Key 2025 Macro Indicators:

  • Economic Growth: Realized at 3.6%, supported by services, industry, and construction, though hindered by agricultural losses due to drought.

  • Inflation: Dropped 13.5 points from the previous year to close at 30.9%.

  • Current Account Deficit: Totaled $30.2 billion, as improvements in energy balances were offset by gold and core trade imbalances.

  • Policy Interest Rate: Following a volatile year of adjustments, the policy rate was lowered to 38% by the end of 2025.

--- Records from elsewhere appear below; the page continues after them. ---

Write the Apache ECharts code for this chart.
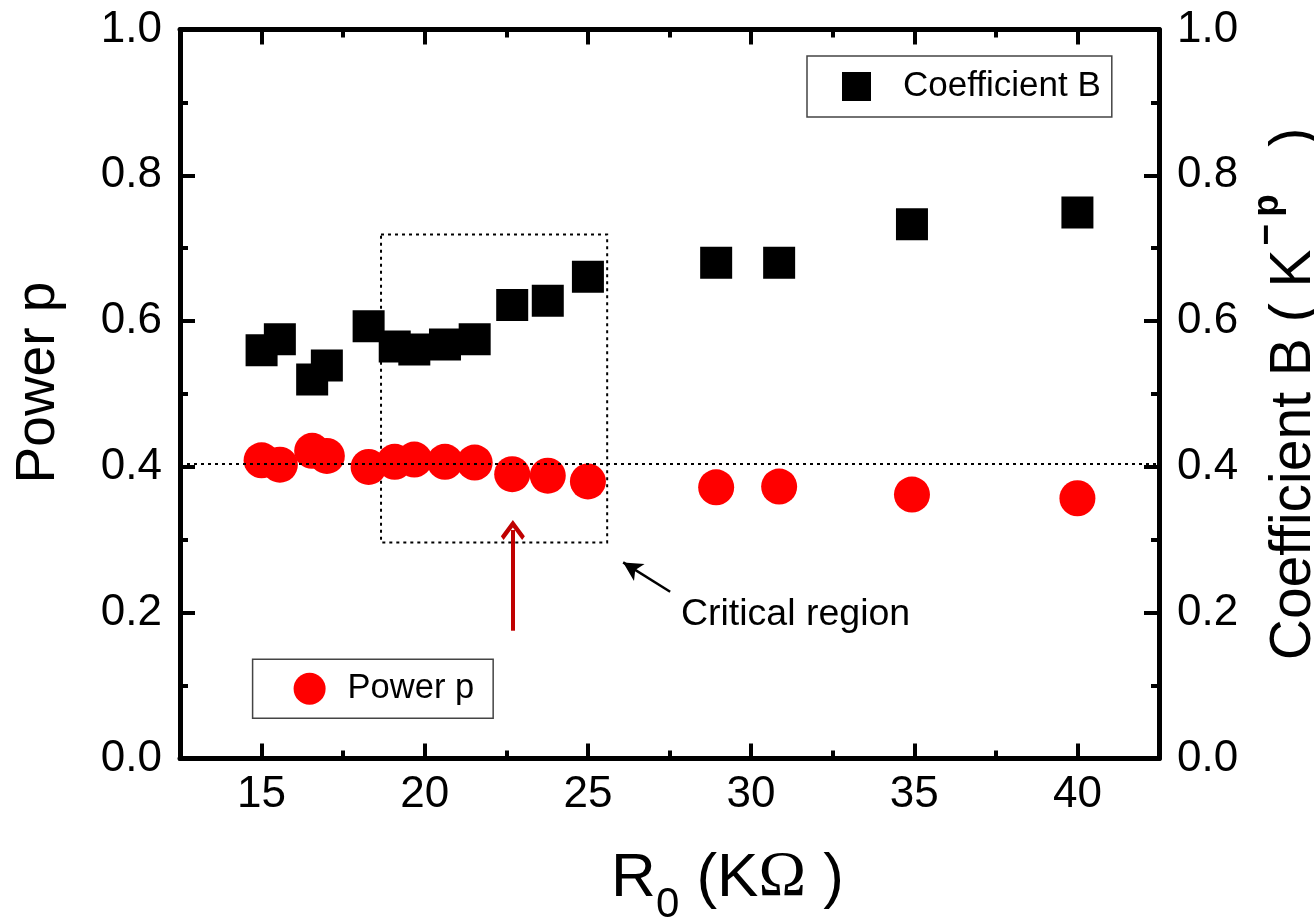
<!DOCTYPE html>
<html>
<head>
<meta charset="utf-8">
<title>Power p and Coefficient B versus R0</title>
<script src="https://cdn.jsdelivr.net/npm/echarts@6/dist/echarts.min.js"></script>
<style>
  html, body { margin: 0; padding: 0; background: #fff; }
  #chart { width: 1314px; height: 922px; }
</style>
</head>
<body>
<div id="chart"></div>
<script>
// Sample resistance R0 (kΩ)
const resistance = [15.0, 15.56, 16.55, 17.0, 18.28, 19.08, 19.68, 20.62, 21.53, 22.68, 23.77, 25.0, 28.93, 30.86, 34.93, 40.0];
// Fitted coefficient B (K^-p), right axis
const coefficientB = [0.560, 0.575, 0.520, 0.539, 0.593, 0.565, 0.561, 0.568, 0.575, 0.622, 0.628, 0.661, 0.680, 0.680, 0.733, 0.749];
// Fitted power p, left axis
const powerP = [0.409, 0.403, 0.422, 0.415, 0.400, 0.407, 0.410, 0.407, 0.406, 0.390, 0.388, 0.380, 0.372, 0.373, 0.362, 0.357];

// Axis ticks
const xMajorTicks = [15, 20, 25, 30, 35, 40];
const xMinorTicks = [17.5, 22.5, 27.5, 32.5, 37.5];
const xRange = [12.5, 42.5];
const yRange = [0, 1];

// Annotations
const refLevel = [0.405];                 // dotted guide for p
const regionX = [18.66, 25.59];           // critical region box
const regionY = [0.2963, 0.7188];
const redArrowX = [22.70, 22.70];
const redArrowY = [0.1753, 0.3134];
const blackArrowX = [27.52, 26.08];
const blackArrowY = [0.2288, 0.2690];
const noteAt = [27.85, 0.1975];
const noteText = 'Critical region';

const FONT = '"Liberation Sans", Arial, Helvetica, sans-serif';
const SERIF = '"Liberation Serif", "Times New Roman", serif';
const AXIS_W = 5;
const TICK_W = 4;

const chevron = 'path://M0,0 L11,11 L8.5,13.5 L0,5 L-8.5,13.5 L-11,11 Z';

function xAxisLayer(position, ticks, len, showLine, showLabels, extra) {
  return Object.assign({
    type: 'value',
    position: position,
    min: xRange[0],
    max: xRange[1],
    axisLine: { show: showLine, onZero: false, lineStyle: { color: '#000', width: AXIS_W } },
    axisTick: { show: true, inside: true, length: len, customValues: ticks,
                lineStyle: { color: '#000', width: TICK_W } },
    axisLabel: showLabels
      ? { show: true, customValues: ticks, margin: 14, fontSize: 44, fontFamily: FONT, color: '#000' }
      : { show: false },
    splitLine: { show: false }
  }, extra || {});
}

function yAxisLayer(position, extra) {
  return Object.assign({
    type: 'value',
    position: position,
    min: yRange[0],
    max: yRange[1],
    interval: 0.2,
    axisLine: { show: true, onZero: false, lineStyle: { color: '#000', width: AXIS_W } },
    axisTick: { show: true, inside: true, length: 15, lineStyle: { color: '#000', width: TICK_W } },
    minorTick: { show: true, splitNumber: 2, length: 8, lineStyle: { color: '#000', width: TICK_W } },
    axisLabel: { show: true, margin: 18, fontSize: 44, fontFamily: FONT, color: '#000',
                 formatter: v => v.toFixed(1) },
    splitLine: { show: false },
    minorSplitLine: { show: false }
  }, extra || {});
}

const chart = echarts.init(document.getElementById('chart'), null, { renderer: 'canvas' });

chart.setOption({
  animation: false,
  backgroundColor: '#fff',
  textStyle: { fontFamily: FONT },
  grid: { left: 180, right: 155, top: 29.5, bottom: 163.5, containLabel: false, outerBoundsMode: 'none' },
  legend: [
    {
      data: [{ name: 'Coefficient B', icon: 'rect' }],
      left: 807, top: 56,
      itemWidth: 29, itemHeight: 29,
      padding: [13, 11, 13, 35],
      borderColor: '#444', borderWidth: 1.5,
      selectedMode: false,
      textStyle: { fontSize: 35, fontFamily: FONT, color: '#000', padding: [0, 0, 0, 27] }
    },
    {
      data: [{ name: 'Power p', icon: 'circle' }],
      left: 252.6, top: 659.3,
      itemWidth: 32, itemHeight: 32,
      padding: [12, 19, 12, 41],
      borderColor: '#444', borderWidth: 1.5,
      selectedMode: false,
      textStyle: { fontSize: 34.5, fontFamily: FONT, color: '#000', padding: [0, 0, 0, 17] }
    }
  ],
  xAxis: [
    xAxisLayer('bottom', xMajorTicks, 15, true, true, {
      name: '{r|R}{s|0}{r| (K}{o|Ω}{r| )}',
      nameLocation: 'middle',
      nameGap: 72,
      nameTextStyle: {
        padding: [0, 0, 0, 116],
        rich: {
          r: { fontSize: 62, fontFamily: FONT, color: '#000' },
          o: { fontSize: 64, fontFamily: SERIF, color: '#000' },
          s: { fontSize: 42, fontFamily: FONT, color: '#000', padding: [54, 0, 0, 0] }
        }
      }
    }),
    xAxisLayer('bottom', xMinorTicks, 8, false, false),
    xAxisLayer('top', xMajorTicks, 15, true, false),
    xAxisLayer('top', xMinorTicks, 8, false, false)
  ],
  yAxis: [
    yAxisLayer('left', {
      name: 'Power p',
      nameLocation: 'middle',
      nameRotate: 90,
      nameGap: 114,
      nameTextStyle: { fontSize: 55, fontFamily: FONT, color: '#000', padding: [0, 0, 0, 23] }
    }),
    yAxisLayer('right', {
      name: '{a|Coefficient B ( K}{b|−}{c|p}{a|   )}',
      nameLocation: 'middle',
      nameRotate: 90,
      nameGap: 78,
      nameTextStyle: {
        rich: {
          a: { fontSize: 57, fontFamily: FONT, color: '#000' },
          b: { fontSize: 37, fontFamily: FONT, fontWeight: 'bold', color: '#000', padding: [0, 0, 54, 4] },
          c: { fontSize: 37, fontFamily: FONT, fontWeight: 'bold', color: '#000', padding: [0, 0, 54, 7] }
        }
      }
    })
  ],
  series: [
    {
      name: 'Coefficient B',
      type: 'scatter',
      xAxisIndex: 0,
      yAxisIndex: 1,
      symbol: 'rect',
      symbolSize: 32,
      itemStyle: { color: '#000', opacity: 1 },
      data: resistance.map((r, i) => [r, coefficientB[i]]),
      z: 3
    },
    {
      name: 'Power p',
      type: 'scatter',
      xAxisIndex: 0,
      yAxisIndex: 0,
      symbol: 'circle',
      symbolSize: 36,
      itemStyle: { color: '#ff0000', opacity: 1 },
      data: resistance.map((r, i) => [r, powerP[i]]),
      z: 3,
      markArea: {
        silent: true,
        itemStyle: { color: 'rgba(0,0,0,0)', borderColor: '#000', borderWidth: 2, borderType: [3, 4] },
        data: [[
          { coord: [regionX[0], regionY[1]] },
          { coord: [regionX[1], regionY[0]] }
        ]]
      },
      markLine: {
        silent: true,
        animation: false,
        precision: 4,
        symbol: ['none', 'none'],
        label: { show: false },
        data: [
          { yAxis: refLevel[0], lineStyle: { color: '#000', width: 2, type: [3, 4] } },
          [
            { coord: [redArrowX[0], redArrowY[0]], symbol: 'none',
              lineStyle: { color: '#c00000', width: 4, type: 'solid' } },
            { coord: [redArrowX[1], redArrowY[1]], symbol: chevron, symbolSize: [24, 20],
              lineStyle: { color: '#c00000', width: 4, type: 'solid' } }
          ],
          [
            { coord: [blackArrowX[0], blackArrowY[0]], symbol: 'none',
              lineStyle: { color: '#000', width: 2.5, type: 'solid' } },
            { coord: [blackArrowX[1], blackArrowY[1]], symbol: 'arrow', symbolSize: [15, 19],
              lineStyle: { color: '#000', width: 2.5, type: 'solid' } }
          ]
        ]
      },
      markPoint: {
        silent: true,
        data: [{
          coord: noteAt,
          symbol: 'circle',
          symbolSize: 0,
          itemStyle: { color: 'rgba(0,0,0,0)' },
          label: { show: true, formatter: noteText, position: 'right', distance: 0,
                   fontSize: 37.5, fontFamily: FONT, color: '#000' }
        }]
      }
    }
  ]
});
</script>
</body>
</html>
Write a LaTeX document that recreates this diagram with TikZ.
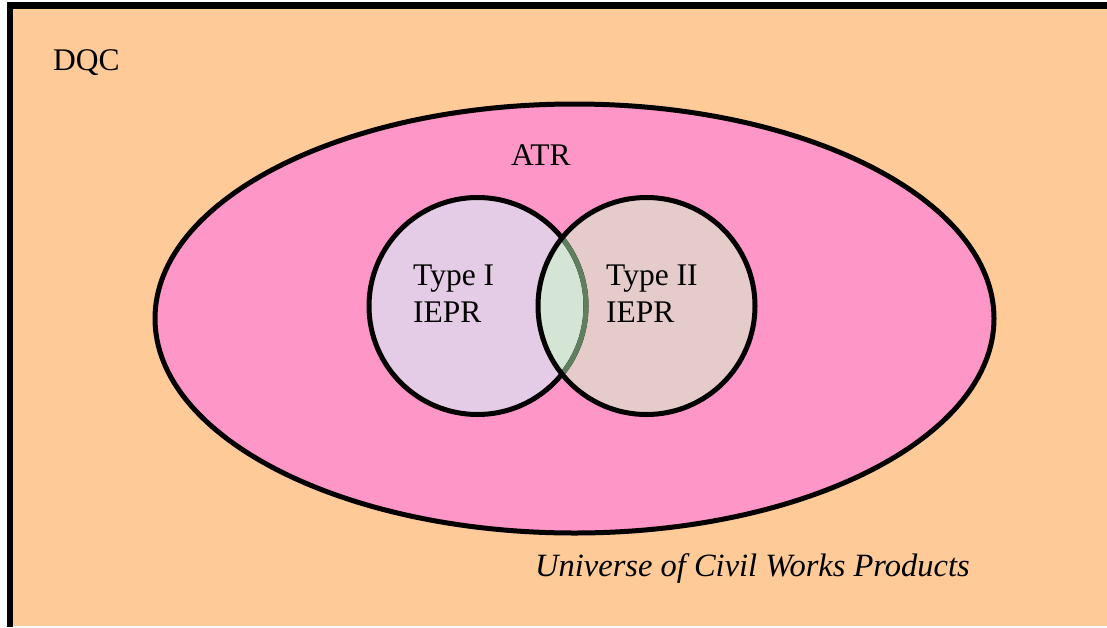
\documentclass[tikz,border=0pt]{standalone}
\usepackage{fontspec}
\setmainfont{Liberation Serif}
\definecolor{bgorange}{HTML}{FECA98}
\definecolor{atrpink}{HTML}{FE96C8}
\definecolor{typeone}{HTML}{E5CCE6}
\definecolor{typetwo}{HTML}{E6CBCB}
\definecolor{overlap}{HTML}{D5E5D5}
\definecolor{overlapedge}{HTML}{5F7F5F}
\tikzset{
  lbl/.style={anchor=base west, inner sep=0pt, font=\fontsize{31.5}{36}\selectfont},
  setline/.style={line width=5pt, draw=black},
}
\begin{document}
\begin{tikzpicture}[x=1pt,y=-1pt]
\useasboundingbox (0,0) rectangle (1107,627);
\fill[white] (0,0) rectangle (1107,627);
\fill[bgorange] (13,9) rectangle (1107,626);
\draw[line width=7pt] (7,5.5) -- (1107,5.5);
\draw[line width=6pt] (10,2) -- (10,627);
% ATR ellipse
\draw[setline, fill=atrpink] (574.5,318.5) ellipse [x radius=419.5, y radius=214.5];
% Type I and Type II circles
\coordinate (c1) at (477.5,306);
\coordinate (c2) at (646.5,306);
\fill[typeone] (c1) circle [radius=108.5];
\fill[typetwo] (c2) circle [radius=108.5];
\begin{scope}
  \clip (c1) circle [radius=108.5];
  \fill[overlap] (c2) circle [radius=108.5];
\end{scope}
\draw[setline] (c1) circle [radius=108.5];
\begin{scope}
  \clip (c2) circle [radius=106];
  \draw[setline, draw=overlapedge] (c1) circle [radius=108.5];
\end{scope}
\draw[setline] (c2) circle [radius=108.5];
% labels
\node[lbl] (dqc) at (53,70) {DQC};
\node[lbl] (atr) at (511,165) {ATR};
\node[lbl] (t1a) at (413,285) {Type I};
\node[lbl] (t1b) at (413,322) {IEPR};
\node[lbl] (t2a) at (606,285) {Type II};
\node[lbl] (t2b) at (606,322) {IEPR};
\node[lbl, font=\fontsize{32.5}{36}\selectfont\itshape] (univ) at (535,576) {Universe of Civil Works Products};
\end{tikzpicture}
\end{document}
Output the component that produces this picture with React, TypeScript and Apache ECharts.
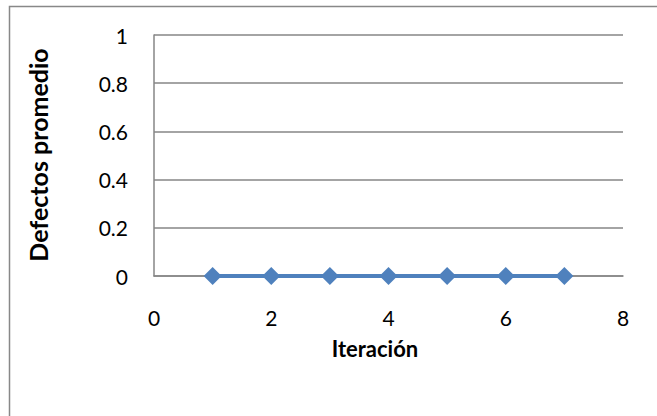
import React, { useEffect, useRef } from "react";
import * as echarts from "echarts";

// Average defects per iteration
const iterations = [1, 2, 3, 4, 5, 6, 7];
const avgDefects = [0, 0, 0, 0, 0, 0, 0];
const xTitle = "Iteración";
const yTitle = "Defectos promedio";

const FONT = "Lato, 'Liberation Sans', sans-serif";

export default function App() {
  const ref = useRef<HTMLDivElement>(null);

  useEffect(() => {
    if (!ref.current) return;
    const chart = echarts.init(ref.current, undefined, { renderer: "svg" });
    chart.setOption({
      animation: false,
      backgroundColor: "#ffffff",
      grid: { left: 154, top: 35, width: 469, height: 241, containLabel: false },
      xAxis: {
        type: "value",
        min: 0,
        max: 8,
        interval: 2,
        axisLine: { show: true, lineStyle: { color: "#868686", width: 1.5 } },
        axisTick: { show: false },
        splitLine: { show: false },
        axisLabel: { color: "#000", fontFamily: FONT, fontSize: 21, margin: 31 },
      },
      yAxis: {
        type: "value",
        min: 0,
        max: 1,
        interval: 0.2,
        axisLine: { show: true, lineStyle: { color: "#868686", width: 1.5 } },
        axisTick: { show: false },
        splitLine: { show: true, lineStyle: { color: "#868686", width: 1.5 } },
        axisLabel: { color: "#000", fontFamily: FONT, fontSize: 21, margin: 26 },
      },
      series: [
        {
          type: "line",
          data: iterations.map((x, i) => [x, avgDefects[i]]),
          symbol: "diamond",
          symbolSize: 18,
          lineStyle: { color: "#4F81BD", width: 4 },
          itemStyle: { color: "#4F81BD" },
          z: 5,
        },
      ],
      graphic: [
        {
          type: "rect",
          shape: { x: 9.5, y: 6.5, width: 700, height: 440 },
          style: { fill: "none", stroke: "#888", lineWidth: 1.5 },
          silent: true,
        },
        {
          type: "text",
          x: 375,
          y: 348,
          style: {
            text: xTitle,
            font: `bold 22px ${FONT}`,
            fill: "#000",
            align: "center",
            verticalAlign: "middle",
          },
        },
        {
          type: "text",
          x: 38,
          y: 155,
          rotation: Math.PI / 2,
          style: {
            text: yTitle,
            font: `bold 25px ${FONT}`,
            fill: "#000",
            align: "center",
            verticalAlign: "middle",
          },
        },
      ],
    });
    return () => chart.dispose();
  }, []);

  return (
    <div
      ref={ref}
      style={{ position: "absolute", left: 0, top: 0, width: 657, height: 416 }}
    />
  );
}
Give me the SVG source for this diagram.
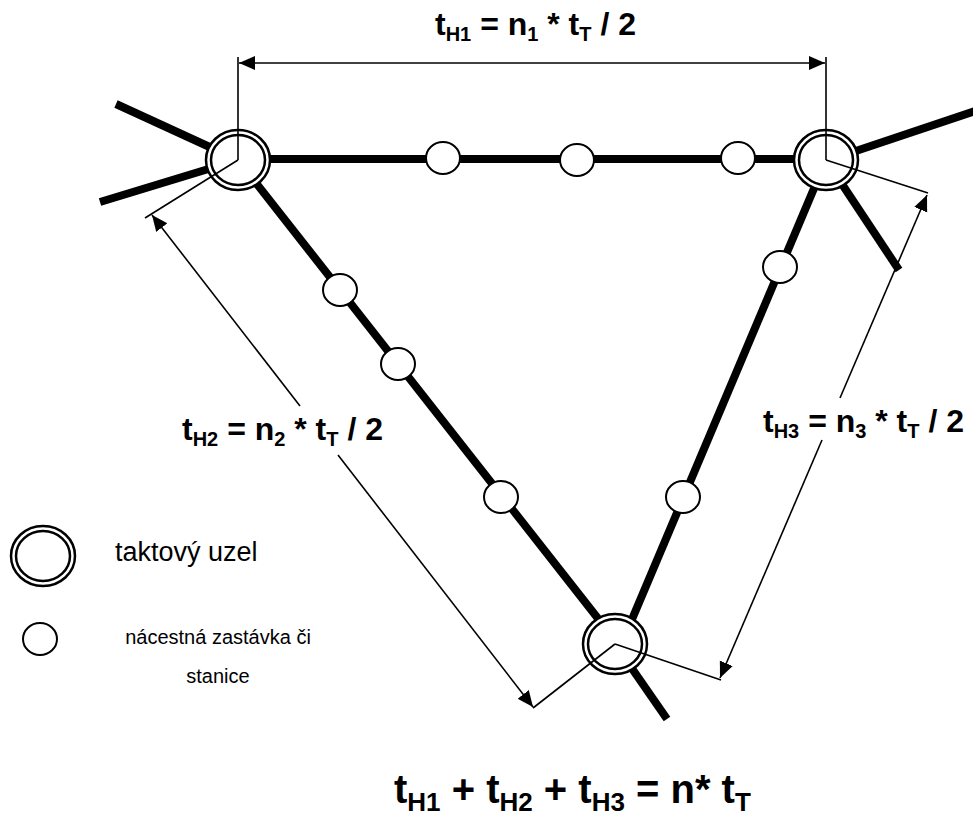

2026 Outlook: Energy Shocks and Policy Response

The start of 2026 has been marked by renewed geopolitical tensions in the Middle East, leading to high volatility in energy prices. Karahan explained that while the policy rate was initially lowered to 37% in January, the bank has since pivoted to a more cautious stance.

Strategic Measures Taken in Early 2026:

  1. Liquidity Management: In March, the bank suspended one-week repo auctions, pushing the weighted average funding cost to 40%.

  2. Currency Stability: TL-settled forward foreign exchange sales were introduced to curb volatility in the FX markets.

  3. Inflation Anchoring: Despite cost pressures from rising commodity prices, the Eşel Mobil (sliding-scale) system and a stable Lira have limited the pass-through to consumers.

Future Commitments: “The Tightening Trigger”

Governor Karahan emphasized that the TCMB’s primary mission remains sustainable price stability. He outlined that the bank is moving away from broad-based rate cuts toward a “data-dependent, meeting-by-meeting” approach.

“In the event of a significant and permanent deterioration in the inflation outlook, we will tighten our monetary policy stance.” — Governor Fatih Karahan

This commitment is backed by the final termination of Currency Protected Deposits (KKM) and new AI-driven models to track market expectations more accurately. The bank is also expanding the FAST payment system and its network of banknote depots to ensure financial infrastructure remains robust during regional crises.